Devant les députés, Michel Barnier avait aussi lancé l'idée de faciliter les projets locaux "empêchés en raison de la complexité de la réglementation". Devant les sénateurs, il a détaillé sa méthode. "Nous allons nous engager, État et collectivités, dans une forme de contrats de simplification pour identifier les actions locales qui sont aujourd'hui entravées", a-t-il dit. "Ce choc de simplification sera réalisé sur le terrain et à partir du terrain", "dans un dialogue étroit entre les préfets et élus locaux". "S'il faut", des "mesures législatives" seront prises "en réponse aux constats rencontrés sur le terrain". Cette simplification "redonnera du pouvoir d'agir aux élus, notamment aux "nombreux maires de petites communes qui sont découragés (…) face à l'amoncellement des normes", a promis l'ex-commissaire européen.

"La simplification passe aussi par un nouvel effort de déconcentration", a-t-il estimé.
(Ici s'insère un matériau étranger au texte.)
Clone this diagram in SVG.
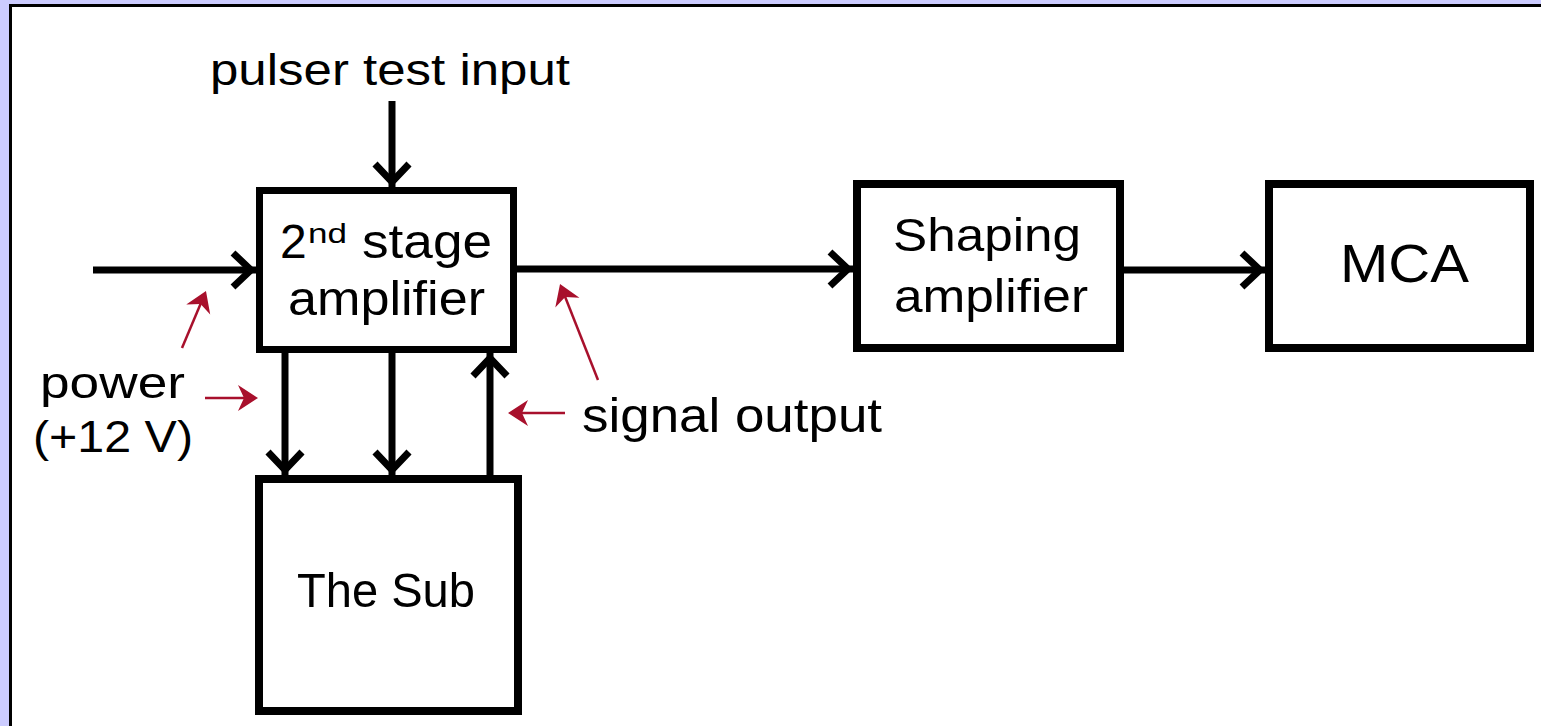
<svg xmlns="http://www.w3.org/2000/svg" width="1541" height="726" viewBox="0 0 1541 726">
<defs>
<style>
.box{fill:#fff;stroke:#000;}
.lbl{font-family:"Liberation Sans",Arial,sans-serif;fill:#000;}
.wire{stroke:#000;stroke-width:7;fill:none;}
.red{stroke:#a8102c;stroke-width:2.5;fill:none;}
</style>
<marker id="chev" markerUnits="userSpaceOnUse" viewBox="-30 -25 35 50" markerWidth="35" markerHeight="50" refX="0" refY="0" orient="auto" overflow="visible">
<path d="M-23,-17 L-5,0 L-23,17" fill="none" stroke="#000" stroke-width="7" stroke-linejoin="miter"/>
</marker>
<marker id="redhead" markerUnits="userSpaceOnUse" viewBox="-12 -14 24 28" markerWidth="24" markerHeight="28" refX="0" refY="0" orient="auto" overflow="visible">
<path d="M10,0 L-10,-13 L-4,0 L-10,13 Z" fill="#a8102c"/>
</marker>
</defs>
<rect x="0" y="0" width="1541" height="726" fill="#ccccff"/>
<rect x="10.5" y="5.5" width="1545" height="735" fill="#fff" stroke="#000" stroke-width="3"/>

<g id="connectors">
<line class="wire" x1="93" y1="270" x2="256" y2="270" marker-end="url(#chev)"/>
<line class="wire" x1="392" y1="101" x2="392" y2="187" marker-end="url(#chev)"/>
<line class="wire" x1="517" y1="269" x2="853" y2="269" marker-end="url(#chev)"/>
<line class="wire" x1="1124" y1="270" x2="1265" y2="270" marker-end="url(#chev)"/>
<line class="wire" x1="285" y1="353" x2="285" y2="475" marker-end="url(#chev)"/>
<line class="wire" x1="392" y1="353" x2="392" y2="475" marker-end="url(#chev)"/>
<line class="wire" x1="490" y1="476" x2="490" y2="353" marker-end="url(#chev)"/>
</g>

<g id="annotations">
<line class="red" x1="182" y1="348" x2="202.1" y2="300.2" marker-end="url(#redhead)"/>
<line class="red" x1="205" y1="398" x2="248" y2="398" marker-end="url(#redhead)"/>
<line class="red" x1="598" y1="380" x2="563.7" y2="293.3" marker-end="url(#redhead)"/>
<line class="red" x1="565" y1="413" x2="518" y2="413" marker-end="url(#redhead)"/>
<text class="lbl" x="210" y="85" font-size="45" textLength="360" lengthAdjust="spacingAndGlyphs">pulser test input</text>
<text class="lbl" x="40" y="398" font-size="45" textLength="145" lengthAdjust="spacingAndGlyphs">power</text>
<text class="lbl" x="33" y="452" font-size="45" textLength="160" lengthAdjust="spacingAndGlyphs">(+12 V)</text>
<text class="lbl" x="582" y="432" font-size="48" textLength="300" lengthAdjust="spacingAndGlyphs">signal output</text>
</g>

<g id="node-2nd-stage">
<rect class="box" x="259.5" y="190.5" width="254" height="159" stroke-width="7"/>
<text class="lbl" x="280" y="258" font-size="48">2</text>
<text class="lbl" x="308" y="243" font-size="28" textLength="39" lengthAdjust="spacingAndGlyphs">nd</text>
<text class="lbl" x="362" y="258" font-size="48" textLength="130" lengthAdjust="spacingAndGlyphs">stage</text>
<text class="lbl" x="288" y="315" font-size="48" textLength="197" lengthAdjust="spacingAndGlyphs">amplifier</text>
</g>

<g id="node-shaping">
<rect class="box" x="857" y="184" width="263" height="164" stroke-width="8"/>
<text class="lbl" x="893" y="251" font-size="46" textLength="188" lengthAdjust="spacingAndGlyphs">Shaping</text>
<text class="lbl" x="894" y="312" font-size="46" textLength="194" lengthAdjust="spacingAndGlyphs">amplifier</text>
</g>

<g id="node-mca">
<rect class="box" x="1269" y="184" width="261" height="164" stroke-width="8"/>
<text class="lbl" x="1340" y="282" font-size="53" textLength="129" lengthAdjust="spacingAndGlyphs">MCA</text>
</g>

<g id="node-sub">
<rect class="box" x="259" y="479" width="259" height="232" stroke-width="8"/>
<text class="lbl" x="297" y="607" font-size="49" textLength="178" lengthAdjust="spacingAndGlyphs">The Sub</text>
</g>
</svg>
Concrètement, le pouvoir de décision des préfets va être accru. "Dans les toutes prochaines semaines", "des leviers renforcés" leur seront conférés "pour assurer la cohérence et l'efficacité de l'action de l'État et de tous ses opérateurs". Michel Barnier a aussi indiqué qu'il signerait "très prochainement" une instruction à tous les préfets par laquelle ces derniers seront autorisés à "déroger, expérimenter et différencier". "Il faut que nous apprenions à adapter nos politiques aux réalités très diverses des territoires", a résumé le chef du gouvernement. Pour rappel, les préfets peuvent déroger aux normes réglementaires depuis un décret d'avril 2020, mais leurs marges de manœuvre dans ce domaine sont très encadrées.

ZAN : "nous donner de la souplesse"

Devant un Sénat qui souhaite depuis plusieurs années des possibilités de différenciation plus grande dans le domaine de la gestion de l'eau - mais aussi de l'assainissement -, il a répété que son gouvernement réunirait "une grande conférence nationale" sur cette question de l'eau. Sans dire s'il comptait aller dans le sens du Sénat, il a déclaré vouloir "remettre à plat et en perspective la politique de l'eau".
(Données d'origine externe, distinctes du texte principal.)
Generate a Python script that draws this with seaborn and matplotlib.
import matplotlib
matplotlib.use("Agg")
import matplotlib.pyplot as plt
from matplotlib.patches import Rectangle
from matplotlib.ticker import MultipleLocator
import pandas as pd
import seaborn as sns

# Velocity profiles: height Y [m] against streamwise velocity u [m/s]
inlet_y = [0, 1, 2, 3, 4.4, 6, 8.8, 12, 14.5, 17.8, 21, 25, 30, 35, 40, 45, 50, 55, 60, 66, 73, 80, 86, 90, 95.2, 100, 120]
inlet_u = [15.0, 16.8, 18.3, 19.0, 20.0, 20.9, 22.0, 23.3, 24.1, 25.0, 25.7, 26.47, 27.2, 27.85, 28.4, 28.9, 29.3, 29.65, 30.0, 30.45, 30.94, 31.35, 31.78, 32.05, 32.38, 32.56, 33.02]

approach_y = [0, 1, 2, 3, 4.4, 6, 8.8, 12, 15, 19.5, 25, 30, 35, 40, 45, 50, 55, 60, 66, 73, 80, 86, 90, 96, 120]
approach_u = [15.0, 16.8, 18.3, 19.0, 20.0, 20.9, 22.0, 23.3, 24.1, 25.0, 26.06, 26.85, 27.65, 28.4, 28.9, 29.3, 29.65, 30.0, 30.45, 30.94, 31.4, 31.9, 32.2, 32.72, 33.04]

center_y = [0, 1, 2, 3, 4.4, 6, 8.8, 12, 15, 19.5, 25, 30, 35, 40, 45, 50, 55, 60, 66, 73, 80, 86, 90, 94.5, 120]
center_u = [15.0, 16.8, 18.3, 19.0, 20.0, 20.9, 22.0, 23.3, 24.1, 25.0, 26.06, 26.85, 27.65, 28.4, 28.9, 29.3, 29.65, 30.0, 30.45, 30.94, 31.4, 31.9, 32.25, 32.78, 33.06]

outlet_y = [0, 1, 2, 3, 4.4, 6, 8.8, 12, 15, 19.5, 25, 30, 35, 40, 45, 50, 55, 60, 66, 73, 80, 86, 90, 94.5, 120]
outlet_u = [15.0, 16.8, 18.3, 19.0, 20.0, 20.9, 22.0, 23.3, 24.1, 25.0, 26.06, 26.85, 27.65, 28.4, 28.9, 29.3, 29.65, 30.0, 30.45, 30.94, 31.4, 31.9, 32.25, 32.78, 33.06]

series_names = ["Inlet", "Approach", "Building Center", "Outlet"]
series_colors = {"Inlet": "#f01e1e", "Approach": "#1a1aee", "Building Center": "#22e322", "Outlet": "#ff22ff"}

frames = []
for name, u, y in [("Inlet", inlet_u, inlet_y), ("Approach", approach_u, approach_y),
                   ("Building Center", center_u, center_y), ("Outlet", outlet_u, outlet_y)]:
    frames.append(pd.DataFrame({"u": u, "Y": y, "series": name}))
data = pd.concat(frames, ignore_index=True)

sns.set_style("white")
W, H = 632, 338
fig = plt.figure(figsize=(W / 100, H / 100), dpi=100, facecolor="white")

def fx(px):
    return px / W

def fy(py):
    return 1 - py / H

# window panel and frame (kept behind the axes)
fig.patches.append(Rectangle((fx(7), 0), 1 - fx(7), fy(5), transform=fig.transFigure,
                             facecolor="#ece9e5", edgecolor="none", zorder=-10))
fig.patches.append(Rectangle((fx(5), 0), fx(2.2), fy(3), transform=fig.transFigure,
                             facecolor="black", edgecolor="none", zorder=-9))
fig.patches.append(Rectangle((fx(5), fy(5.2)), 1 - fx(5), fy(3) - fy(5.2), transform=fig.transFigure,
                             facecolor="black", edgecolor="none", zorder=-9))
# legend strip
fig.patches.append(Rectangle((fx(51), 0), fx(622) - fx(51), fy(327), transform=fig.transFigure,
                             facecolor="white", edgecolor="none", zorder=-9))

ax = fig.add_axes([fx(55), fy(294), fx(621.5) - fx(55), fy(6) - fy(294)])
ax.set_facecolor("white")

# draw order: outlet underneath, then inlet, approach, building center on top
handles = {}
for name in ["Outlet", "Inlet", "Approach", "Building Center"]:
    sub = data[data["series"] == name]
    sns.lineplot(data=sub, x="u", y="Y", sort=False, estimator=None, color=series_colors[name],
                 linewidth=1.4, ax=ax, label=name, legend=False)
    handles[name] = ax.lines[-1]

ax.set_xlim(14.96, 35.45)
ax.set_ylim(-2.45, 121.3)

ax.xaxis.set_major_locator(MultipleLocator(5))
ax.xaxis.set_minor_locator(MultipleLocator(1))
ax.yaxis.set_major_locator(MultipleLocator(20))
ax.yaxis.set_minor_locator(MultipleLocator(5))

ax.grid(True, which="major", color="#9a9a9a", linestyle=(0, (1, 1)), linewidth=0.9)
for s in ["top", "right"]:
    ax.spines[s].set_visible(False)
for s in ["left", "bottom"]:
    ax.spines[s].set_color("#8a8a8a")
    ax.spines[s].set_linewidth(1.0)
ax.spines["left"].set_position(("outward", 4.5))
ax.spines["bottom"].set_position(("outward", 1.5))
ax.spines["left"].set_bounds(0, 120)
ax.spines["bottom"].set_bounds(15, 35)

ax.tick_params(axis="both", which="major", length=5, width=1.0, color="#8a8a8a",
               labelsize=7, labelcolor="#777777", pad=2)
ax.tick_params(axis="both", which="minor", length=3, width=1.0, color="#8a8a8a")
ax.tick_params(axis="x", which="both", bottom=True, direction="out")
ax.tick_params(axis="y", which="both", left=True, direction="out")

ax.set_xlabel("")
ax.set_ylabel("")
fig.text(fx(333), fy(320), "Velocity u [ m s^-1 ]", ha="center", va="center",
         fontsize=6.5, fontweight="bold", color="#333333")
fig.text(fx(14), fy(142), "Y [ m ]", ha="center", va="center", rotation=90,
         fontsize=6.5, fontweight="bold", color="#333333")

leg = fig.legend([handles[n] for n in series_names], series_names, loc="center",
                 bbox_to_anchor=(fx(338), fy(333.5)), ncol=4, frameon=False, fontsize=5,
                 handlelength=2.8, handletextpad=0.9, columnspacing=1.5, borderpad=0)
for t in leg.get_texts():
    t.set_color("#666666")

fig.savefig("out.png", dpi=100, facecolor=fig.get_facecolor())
Sur la mise en œuvre du "zéro artificialisation nette" (ZAN), il a été plus explicite. "On ne va pas remettre en cause cette politique dans son essence et ses objectifs", a-t-il affirmé, se présentant comme attaché au principe de "sobriété". "Dans notre pays, les espaces et les ressources naturels ne sont ni gratuits, ni inépuisables", mais "nous pouvons quand même nous donner de la souplesse, sur la base de contractualisations locales correctement encadrées, pour mieux concilier le développement des territoires" avec cet objectif, a-t-il déclaré sous les applaudissements de sénateurs de droite.
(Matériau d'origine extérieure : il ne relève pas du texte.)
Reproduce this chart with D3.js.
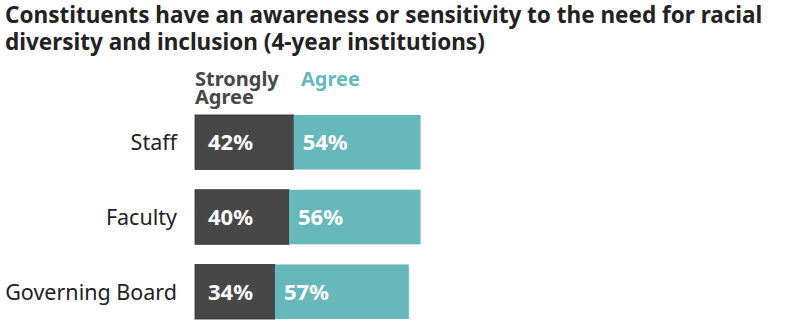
<!DOCTYPE html>
<html><head><meta charset="utf-8">
<script src="https://cdn.jsdelivr.net/npm/d3@7"></script>
<style>body{margin:0;background:#fff;} svg{display:block;}</style>
</head><body>
<svg id="c" width="800" height="331"></svg>
<script>
const categories = ["Staff", "Faculty", "Governing Board"];
const stronglyAgree = [42, 40, 34];
const agree = [54, 56, 57];
const seriesNames = ["Strongly Agree", "Agree"];
const titleLines = ["Constituents have an awareness or sensitivity to the need for racial", "diversity and inclusion (4-year institutions)"];

const svg = d3.select("#c");
const font = "'Noto Sans', sans-serif";
const colors = ["#474747", "#66b8bb"];

svg.selectAll("text.title").data(titleLines).join("text")
  .attr("class","title").attr("x",5).attr("y",(d,i)=>23+i*27)
  .attr("font-family",font).attr("font-weight","bold").attr("font-size",22.5)
  .attr("fill","#222").text(d=>d);

const x = d3.scaleLinear().domain([0,100]).range([195, 195+235]);
const y = d3.scaleBand().domain(categories).range([106, 328]).paddingInner(0.27).paddingOuter(0.12);

const data = categories.map((c,i)=>({c, s:stronglyAgree[i], a:agree[i]}));

// legend
const lg = svg.append("g").attr("font-family",font).attr("font-weight","bold").attr("font-size",20);
lg.append("text").attr("x",195).attr("y",86).attr("fill",colors[0]).text("Strongly");
lg.append("text").attr("x",195).attr("y",104).attr("fill",colors[0]).text("Agree");
lg.append("text").attr("x",301).attr("y",86).attr("fill",colors[1]).text(seriesNames[1]);

const g = svg.append("g");
g.selectAll("rect.s").data(data).join("rect").attr("class","s")
  .attr("x",x(0)).attr("y",d=>y(d.c)).attr("width",d=>x(d.s)-x(0)).attr("height",y.bandwidth())
  .attr("fill",colors[0]).attr("stroke","#333").attr("stroke-width",0.8);
g.selectAll("rect.a").data(data).join("rect").attr("class","a")
  .attr("x",d=>x(d.s)).attr("y",d=>y(d.c)).attr("width",d=>x(d.s+d.a)-x(d.s)).attr("height",y.bandwidth())
  .attr("fill",colors[1]);

g.selectAll("text.sl").data(data).join("text").attr("class","sl")
  .attr("x",x(0)+13).attr("y",d=>y(d.c)+y.bandwidth()/2+8)
  .attr("font-family",font).attr("font-weight","bold").attr("font-size",22).attr("fill","#fff")
  .text(d=>d.s+"%");
g.selectAll("text.al").data(data).join("text").attr("class","al")
  .attr("x",d=>x(d.s)+9).attr("y",d=>y(d.c)+y.bandwidth()/2+8)
  .attr("font-family",font).attr("font-weight","bold").attr("font-size",22).attr("fill","#fff")
  .text(d=>d.a+"%");

g.selectAll("text.cat").data(data).join("text").attr("class","cat")
  .attr("x",177).attr("y",d=>y(d.c)+y.bandwidth()/2+8).attr("text-anchor","end")
  .attr("font-family",font).attr("font-size",21.5).attr("fill","#222").text(d=>d.c);
</script>
</body></html>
Six mois après la promulgation de la loi d'origine sénatoriale renforçant la sécurité et la protection des maires et des élus locaux, Michel Barnier s'est dit "très sensible" au sujet des violences envers les élus, évoquant la récente agression du maire de Saint-Brieuc, Hervé Guihard. Il s'est dit "soucieux que celles et ceux qui exercent une autorité publique ou rendent un service public soient partout et toujours respectés et protégés". "Nous nous inspirerons de vos travaux en ce qui concerne le statut de l'élu local", a-t-il par ailleurs promis aux sénateurs, qui ont voté en mars (voir notre article) une proposition de loi sur le sujet.

 

Les collectivités associées à l'effort de limitation des dépenses publiques

Le Premier ministre a confirmé que son gouvernement demandera aux collectivités de participer à la réduction du déficit à 5% du PIB en 2025. En indiquant vouloir discuter "rapidement" avec leurs représentants du sujet de la maîtrise de l'évolution des dépenses. "Nous examinerons les possibilités d'économies avec les collectivités territoriales - pas sans elles ni contre elles", a-t-il déclaré.

Le gouvernement souhaite que les collectivités parviennent à un "lissage", ou "une modération" de leurs dépenses en 2025. Les collectivités locales, qui sont "des bons gestionnaires", sont "très responsables dans la gestion de leurs finances publiques", fait-on remarquer dans l'entourage du Premier ministre et à Bercy. Où visiblement, après la polémique suscitée par l'ex-ministre de l'Économie, Bruno Le Maire, sur les dépenses des collectivités, on a décidé de tenir un autre discours à leur endroit.